Hasta hace unos años me recriminé y sentí vergüenza de aceptar estos pensamientos que de niña me acechaban todo el tiempo. Soñaba despierta imaginando cómo sería mi vida si fuera menos oscura, todos los amigos que tendría y como de pronto ya no sería fea. Me costó aún más, aceptar la forma de mi cuerpo, mis caderas protuberantes que fueron motivo de comentarios negativos y burlas.
Las personas adultas que nos rodean, con sus propios miedos e inseguridades, dejan heridas en nosotres que nos toca ir sanando. En mi caso he tenido el privilegio de encontrar espacios de reconocimiento y de aprendizaje de mi herencia negra y esto, poco a poco, me ha llevado a aceptar y a entender las características de este cuerpo que habito.
Sin embargo, me parece fundamental contar cómo fueron esos diálogos internos de la niña de mi infancia, porque sé que muchas otras y otres pueden estar viviendo algo similar hoy. Este texto, más que una reivindicación de mis pensamientos y mi relación conmigo misma, es un decirle a quien lo necesite, que la mayoría hemos estado ahí, que les entiendo y les abrazo.
Desde muy pequeña sentí un rechazo por la ropa muy femenina, los vestidos y las faldas no me gustaban y prefería la ropa que me permitiera correr, saltar y montar en bicicleta con libertad. Mientras crecía entendía que además de la comodidad, me gustaba la ropa ancha que me ayudaba a esconder mis caderas.
Caderas que ahora reconozco como mi herencia raizal, el cuerpo de mis tías, de mi abuela y de las mujeres antes de ellas.
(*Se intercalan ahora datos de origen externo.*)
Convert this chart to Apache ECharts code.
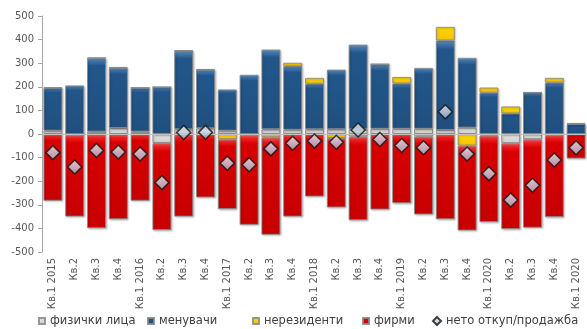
<!DOCTYPE html>
<html>
<head>
<meta charset="utf-8">
<script src="https://cdn.jsdelivr.net/npm/echarts@6/dist/echarts.min.js"></script>
<style>
html,body{margin:0;padding:0;background:#fff;}
#chart{width:587px;height:329px;}
</style>
</head>
<body>
<div id="chart"></div>
<script>
var categories = ['Кв.1 2015','Кв.2','Кв.3','Кв.4','Кв.1 2016','Кв.2','Кв.3','Кв.4','Кв.1 2017','Кв.2','Кв.3','Кв.4','Кв.1 2018','Кв.2','Кв.3','Кв.4','Кв.1 2019','Кв.2','Кв.3','Кв.4','Кв.1 2020','Кв.2','Кв.3','Кв.4','Кв.1 2020'];
var individuals = [14, 0, 10, 25, 10, -38, 20, 24, 14, 0, 20, 18, 20, 20, 20, 22, 22, 22, 17, 27, -6, -39, -22, -3, 0];
var exchangers = [181, 206, 311, 255, 186, 199, 332, 248, 175, 251, 338, 269, 193, 253, 359, 274, 192, 258, 379, 296, 175, 87, 176, 218, 42];
var nonResidents = [3, -3, 3, 4, 0, 0, 3, 3, -22, -4, -14, 15, 25, -17, -11, 0, 28, -11, 58, -49, 22, 30, 0, 20, 5];
var firms = [-283, -347, -399, -361, -283, -369, -350, -269, -296, -381, -413, -350, -265, -294, -354, -320, -293, -330, -361, -360, -367, -364, -375, -349, -104];
var net = [-79, -140, -70, -76, -85, -206, 6, 7, -124, -130, -63, -39, -30, -35, 17, -23, -49, -58, 94, -85, -168, -280, -217, -110, -58];
var yTicks = {min: -500, max: 500, interval: 100};

function grad(c0, c1, c2, c3) {
  return {type: 'linear', x: 0, y: 0, x2: 0, y2: 1, colorStops: [
    {offset: 0, color: c0}, {offset: 0.04, color: c1}, {offset: 0.1, color: c2}, {offset: 1, color: c3}
  ]};
}
var FONT = 'DejaVu Sans';
var chart = echarts.init(document.getElementById('chart'));
function barSeries(name, data, fill) {
  return {
    name: name, type: 'bar', stack: 'all', data: data, barWidth: 19,
    itemStyle: {color: fill, borderColor: 'rgba(135,135,135,0.85)', borderWidth: 1,
      shadowColor: 'rgba(0,0,0,0.25)', shadowBlur: 2, shadowOffsetX: 1, shadowOffsetY: 1},
    emphasis: {disabled: true}
  };
}
function legend(name, left, icon, w) {
  return {data: [{name: name, icon: icon}], left: left, top: 315, padding: 0,
    itemWidth: w, itemHeight: w, textStyle: {fontFamily: FONT, fontSize: 11.5, color: '#404040'}};
}
var option = {
  animation: false,
  grid: {left: 42, top: 16, width: 550, height: 236, containLabel: false},
  legend: [
    legend('физички лица', 38, 'rect', 6),
    legend('менувачи', 147, 'rect', 6),
    legend('нерезиденти', 252, 'rect', 6),
    legend('фирми', 362, 'rect', 6),
    legend('нето откуп/продажба', 432, 'diamond', 8)
  ],
  xAxis: {
    type: 'category', data: categories,
    axisLine: {show: false, onZero: false}, axisTick: {show: false},
    axisLabel: {rotate: 90, interval: 0, margin: 6, fontFamily: FONT, fontSize: 10, color: '#595959'}
  },
  yAxis: {
    type: 'value', min: yTicks.min, max: yTicks.max, interval: yTicks.interval,
    splitLine: {show: false},
    axisLine: {show: true, lineStyle: {color: '#a6a6a6'}},
    axisTick: {show: true, length: 4, lineStyle: {color: '#a6a6a6'}},
    axisLabel: {margin: 8, fontFamily: FONT, fontSize: 10, color: '#595959'}
  },
  series: [
    barSeries('физички лица', individuals, grad('#ffffff', '#f6f6f6', '#e2e2e2', '#cfcfcf')),
    barSeries('менувачи', exchangers, grad('#7aa6d4', '#4277ad', '#22568a', '#1f4f7e')),
    barSeries('нерезиденти', nonResidents, grad('#fff6a0', '#ffe633', '#ffd400', '#f5c400')),
    Object.assign(barSeries('фирми', firms, grad('#ff7070', '#ee2020', '#d70000', '#c80000')), {
      markLine: {silent: true, symbol: 'none', label: {show: false},
        lineStyle: {color: '#bfbfbf', width: 1, type: 'solid'}, data: [{yAxis: 0}]}
    }),
    {
      name: 'нето откуп/продажба', type: 'scatter', data: net, symbol: 'diamond', symbolSize: 14, z: 5,
      itemStyle: {color: {type: 'linear', x: 0, y: 0, x2: 0, y2: 1, colorStops: [
        {offset: 0, color: '#f2f6fb'}, {offset: 1, color: '#9fb4d2'}]},
        borderColor: '#111', borderWidth: 1.5},
      emphasis: {disabled: true}
    }
  ]
};
chart.setOption(option);
</script>
</body>
</html>
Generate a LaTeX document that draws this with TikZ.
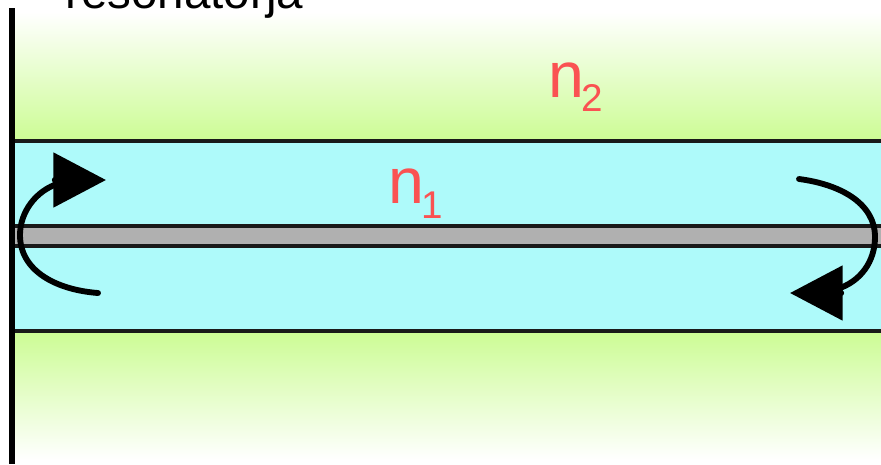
\documentclass[tikz,border=0pt]{standalone}
\usepackage{fontspec}
\setmainfont{Liberation Sans}
\usepackage{xcolor}
\usetikzlibrary{arrows.meta,positioning,calc}
\definecolor{cladgreen}{RGB}{204,252,148}
\definecolor{corecyan}{RGB}{174,250,250}
\definecolor{fibregray}{RGB}{176,176,176}
\definecolor{labelred}{RGB}{250,82,82}

\begin{document}
\begin{tikzpicture}[
  x=0.03cm,y=-0.03cm,
  idx/.style={font=\fontsize{55pt}{55pt}\selectfont,text=labelred,inner sep=0pt,anchor=base west},
  subidx/.style={font=\fontsize{33pt}{33pt}\selectfont,text=labelred,inner sep=0pt,anchor=base west},
  wall/.style={line width=4.4pt,black},
  rim/.style={line width=3pt,black!90},
  bounce/.style={line width=5pt,black,-{Triangle[length=45pt,width=46pt]},line cap=round}
]
  \useasboundingbox (0,0) rectangle (881,464);
  \begin{scope}
  \clip (0,0) rectangle (881,464);
  % cladding
  \shade[top color=white,bottom color=cladgreen] (12,12) rectangle (881,141);
  \shade[top color=cladgreen,bottom color=white] (12,331) rectangle (881,460);
  % core and fibre
  \fill[corecyan] (12,141) rectangle (881,331);
  \fill[fibregray] (12,226) rectangle (881,246);
  \draw[rim] (12,141) -- (881,141);
  \draw[rim] (12,331) -- (881,331);
  \draw[rim] (12,226) -- (881,226);
  \draw[rim] (12,246) -- (881,246);
  \draw[wall] (12,8) -- (12,464);

  \node[font=\fontsize{40.6pt}{40.6pt}\selectfont,anchor=base west,inner sep=0pt] (title) at (65,8) {resonatorja};
  \node[idx] (ntwo) at (548,97) {n};
  \node[subidx] (ntwosub) at (581,111) {2};
  \node[idx] (none) at (388,203) {n};
  \node[subidx] (nonesub) at (421,218) {1};

  \coordinate (lfoot) at (98,293);
  \coordinate (lback) at (20,235);
  \coordinate (lneck) at (61,180);
  \coordinate (ltip) at (106,180);
  \coordinate (rfoot) at (799,179);
  \coordinate (rback) at (875,237);
  \coordinate (rneck) at (836,293);
  \coordinate (rtip) at (790,293);
  \draw[bounce] (lfoot) .. controls (58,290) and (20,272) .. (lback) .. controls (20,212) and (36,190) .. (60,183) -- (lneck) -- (ltip);
  \draw[bounce] (rfoot) .. controls (838,184) and (875,202) .. (rback) .. controls (875,262) and (860,282) .. (837,289) -- (rneck) -- (rtip);
  \end{scope}
\end{tikzpicture}
\end{document}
Los primeros comentarios que recuerdo sobre ellas es que eran muy grandes, que no eran proporcionales, recuerdo las alarmas sobre engordar porque siendo delgada era la única manera de mantenerlas en un tamaño pasable, que nunca me quedaría bien la ropa de moda porque estaba hecha para otros cuerpos.
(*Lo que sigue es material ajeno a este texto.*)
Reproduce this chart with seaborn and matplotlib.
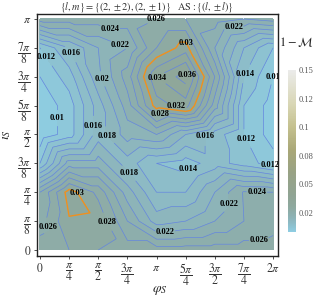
import matplotlib
matplotlib.use("Agg")
import matplotlib.pyplot as plt
import matplotlib as mpl
import matplotlib.tri as mtri
import seaborn as sns
import numpy as np

# grid: phi_S = 0 .. 2pi (step pi/4), iota_S = 0 .. pi (step pi/8)
phi_vals = np.arange(9) * np.pi / 4
iota_vals = np.arange(9) * np.pi / 8

# 1 - M, rows from iota = 0 (bottom) to iota = pi (top)
row_0 = [0.027, 0.028, 0.028, 0.027, 0.027, 0.027, 0.027, 0.027, 0.027]
row_1 = [0.025, 0.0298, 0.0296, 0.024, 0.019, 0.020, 0.022, 0.024, 0.025]
row_2 = [0.024, 0.031, 0.0274, 0.021, 0.016, 0.016, 0.020, 0.0242, 0.024]
row_3 = [0.012, 0.021, 0.021, 0.017, 0.014, 0.013, 0.015, 0.013, 0.011]
row_4 = [0.0085, 0.011, 0.017, 0.021, 0.022, 0.018, 0.015, 0.012, 0.009]
row_5 = [0.0085, 0.011, 0.017, 0.023, 0.031, 0.033, 0.023, 0.012, 0.009]
row_6 = [0.010, 0.013, 0.0195, 0.025, 0.034, 0.037, 0.026, 0.014, 0.010]
row_7 = [0.012, 0.016, 0.020, 0.022, 0.028, 0.031, 0.022, 0.016, 0.012]
row_8 = [0.025, 0.025, 0.025, 0.025, 0.026, 0.026, 0.025, 0.024, 0.025]

levels = np.round(np.arange(0.010, 0.0361, 0.002), 3)
highlight_level = 0.03

x_ticks = np.arange(9) * np.pi / 4
x_ticklabels = ['$0$', r'$\dfrac{\pi}{4}$', r'$\dfrac{\pi}{2}$', r'$\dfrac{3\pi}{4}$', r'$\pi$',
                r'$\dfrac{5\pi}{4}$', r'$\dfrac{3\pi}{2}$', r'$\dfrac{7\pi}{4}$', r'$2\pi$']
y_ticks = np.arange(9) * np.pi / 8
y_ticklabels = ['$0$', r'$\dfrac{\pi}{8}$', r'$\dfrac{\pi}{4}$', r'$\dfrac{3\pi}{8}$', r'$\dfrac{\pi}{2}$',
                r'$\dfrac{5\pi}{8}$', r'$\dfrac{3\pi}{4}$', r'$\dfrac{7\pi}{8}$', r'$\pi$']
cbar_ticks = [0.025, 0.05, 0.075, 0.1, 0.125, 0.15]
cbar_ticklabels = ['0.02', '0.05', '0.08', '0.1', '0.12', '0.15']

# approximate spots of the contour labels (phi/pi, iota/pi)
label_spots = [(0.60, 0.965), (1.03, 0.978), (1.665, 0.952), (0.687, 0.887),
               (0.086, 0.844), (0.309, 0.861), (0.558, 0.745), (1.013, 0.749),
               (1.245, 0.753), (1.734, 0.771), (1.974, 0.762),
               (0.103, 0.571), (0.42, 0.537), (0.575, 0.494), (1.39, 0.494), (1.82, 0.494),
               (1.26, 0.355), (1.974, 0.359), (0.798, 0.346), (0.558, 0.117),
               (0.05, 0.095), (1.86, 0.247), (1.597, 0.199), (1.073, 0.087), (1.88, 0.052),
               (1.167, 0.606), (1.039, 0.58)]
highlight_spots = [(1.30, 0.91), (0.33, 0.25)]

sns.set_style("ticks")
plt.rcParams['font.family'] = ['Liberation Serif', 'DejaVu Serif']
plt.rcParams['mathtext.fontset'] = 'stix'

Z = np.array([row_0, row_1, row_2, row_3, row_4, row_5, row_6, row_7, row_8])
PHI, IOTA = np.meshgrid(phi_vals, iota_vals)

# triangulate the grid, each cell split from its top-left to bottom-right corner
nr, nc = Z.shape
tris = []
for i in range(nr - 1):
    for j in range(nc - 1):
        bl, br = i * nc + j, i * nc + j + 1
        tl, tr = (i + 1) * nc + j, (i + 1) * nc + j + 1
        tris.append([tl, bl, br])
        tris.append([tl, br, tr])
tri = mtri.Triangulation(PHI.ravel(), IOTA.ravel(), np.array(tris))
zf = Z.ravel()

vmin, vmax = 0.0083, 0.15
cmap_nodes = [(0.0083, '#8ecde2'), (0.015, '#8dbdc9'), (0.022, '#8db1b3'), (0.03, '#8ea99f'),
              (0.04, '#90a494'), (0.06, '#98a285'), (0.08, '#a9a777'), (0.10, '#c4c08e'),
              (0.12, '#d8d6b4'), (0.15, '#ebebea')]
cmap = mpl.colors.LinearSegmentedColormap.from_list(
    'mma', [((v - vmin) / (vmax - vmin), c) for v, c in cmap_nodes])
norm = mpl.colors.Normalize(vmin=vmin, vmax=vmax)

fig = plt.figure(figsize=(3.16, 3.01), dpi=100)
ax = fig.add_axes([0.117, 0.1495, 0.763, 0.804])

fill_levels = np.concatenate([[Z.min() - 1e-4], levels, [Z.max() + 1e-4]])
ax.tricontourf(tri, zf, levels=fill_levels, cmap=cmap, norm=norm)
blue_levels = levels[levels != highlight_level]
cs = ax.tricontour(tri, zf, levels=blue_levels, colors='#6486e0', linewidths=0.5)
cs_hi = ax.tricontour(tri, zf, levels=[highlight_level], colors='#f0901e', linewidths=1.0)

spots = [(a * np.pi, b * np.pi) for a, b in label_spots]
texts = ax.clabel(cs, inline=True, inline_spacing=1, fontsize=6, fmt='%g', manual=spots)
hi_spots = [(a * np.pi, b * np.pi) for a, b in highlight_spots]
texts += ax.clabel(cs_hi, inline=False, fontsize=6, fmt='%g', manual=hi_spots)
for t in texts:
    t.set_rotation(0)
    t.set_fontweight('bold')
    t.set_color('black')

ax.set_xlim(-0.081, 2 * np.pi + 0.135)
ax.set_ylim(-0.082, np.pi + 0.068)
ax.set_xticks(x_ticks)
ax.set_xticklabels(x_ticklabels, fontsize=8.5)
ax.set_yticks(y_ticks)
ax.set_yticklabels(y_ticklabels, fontsize=8.5)
ax.tick_params(direction='out', length=2, width=0.6, pad=2, colors='#333333')
for s in ax.spines.values():
    s.set_linewidth(1.0)
    s.set_color('#222222')
ax.set_xlabel(r'$\varphi_S$', fontsize=10)
ax.set_ylabel(r'$\iota_S$', fontsize=10)
ax.xaxis.set_label_coords(0.51, -0.115)
ax.yaxis.set_label_coords(-0.1, 0.5)

fig.text(0.465, 0.978,
         r'$\{l, m\} = \{(2, \pm 2), (2, \pm 1)\}\quad \mathrm{AS}: \{(l, \pm l)\}$',
         ha='center', va='center', fontsize=7.4, color='#333333')

cax = fig.add_axes([0.911, 0.229, 0.025, 0.538])
sm = mpl.cm.ScalarMappable(norm=norm, cmap=cmap)
cb = fig.colorbar(sm, cax=cax)
cb.outline.set_visible(False)
cb.set_ticks(cbar_ticks)
cb.set_ticklabels(cbar_ticklabels)
cax.tick_params(length=0, labelsize=6, labelcolor='#555555', pad=2)
fig.text(0.937, 0.86, r'$1-\mathcal{M}$', ha='center', va='center', fontsize=9)

fig.savefig('out.png', dpi=100, facecolor='white')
A partir de allí, toda mi infancia, adolescencia y parte de mi adultez fue una constante pelea con la ropa, un afán por caber en ella, de pensar en operarme para reducirlas y en cómo subir una talla era una traición a mí misma.
Llorar hasta quedarme dormida, por no verme diferente, por sentirme inadecuada y por pensar que era culpa mía, no ser lo que otres esperaban de mí era una constante que revivía todas las noches.
Y dentro de esas lágrimas había algo aún más profundo, pensamientos que me avergonzaban y que hasta hace muy poco fui capaz de reconocer en voz alta; en los peores momentos de mi autoestima, lo que yo más deseaba era ser blanca.
Tenía la idea de que no había personas blancas, feas, que a pesar de sus rasgos o de su personalidad, todas eran aceptadas, reconocidas y que no tenían problemas. Pensaba que si mi piel fuera más clara tendría más amigos, en el colegio me tratarían mejor y mi vida mejoraría.
Y entonces, lo soñaba… fantaseaba con la idea de haber nacido diferente y eso me hacía sentir mejor durante un momento, hasta que volvía a la realidad y entendía que cambiar mi color de piel era imposible.
Fueron muchos años de reconocer mi identidad a través de mi piel, de escuchar comentarios racistas de personas que decían quererme y de no encontrarme en muchos lugares y espacios donde me sentía diferente. También, de aceptar que no era mi culpa pensar así, que sí es cierto, que el mundo es menos hostil con la gente blanca y que esas ideas no eran un invento; que los chistes, las burlas, y los comentarios que había escuchado toda mi vida eran reales y que yo no era la única sintiéndose así.
Esto último, pude verlo con muchísima claridad hace poco, porque dadas las condiciones de mi vida actual y de la poca exposición al sol que tengo por las largas horas en una oficina, mi piel está menos morena y cuando regreso a casa, a mi bella Isla, muchas personas me dicen “ahora sí está más bonita, le ha sentado bien perder color” y entonces reafirmo que nunca fue mi culpa, no es nuestra culpa.
Reconocernos desde nuestra herencia, desde nuestra piel, desde la forma de nuestros cuerpos, es un camino de ida, es largo, es, a veces, doloroso, pero también es necesario, es una deuda con nosotros mismos y con los otres, es una afirmación de que estamos aquí sintiendo orgullo de quienes somos; porque no fue nuestra culpa crecer rodeados de racismo, pero sí es nuestra responsabilidad descolonizar nuestros pensamientos, la forma de habitar nuestro cuerpo y el lugar que asumimos en sociedad.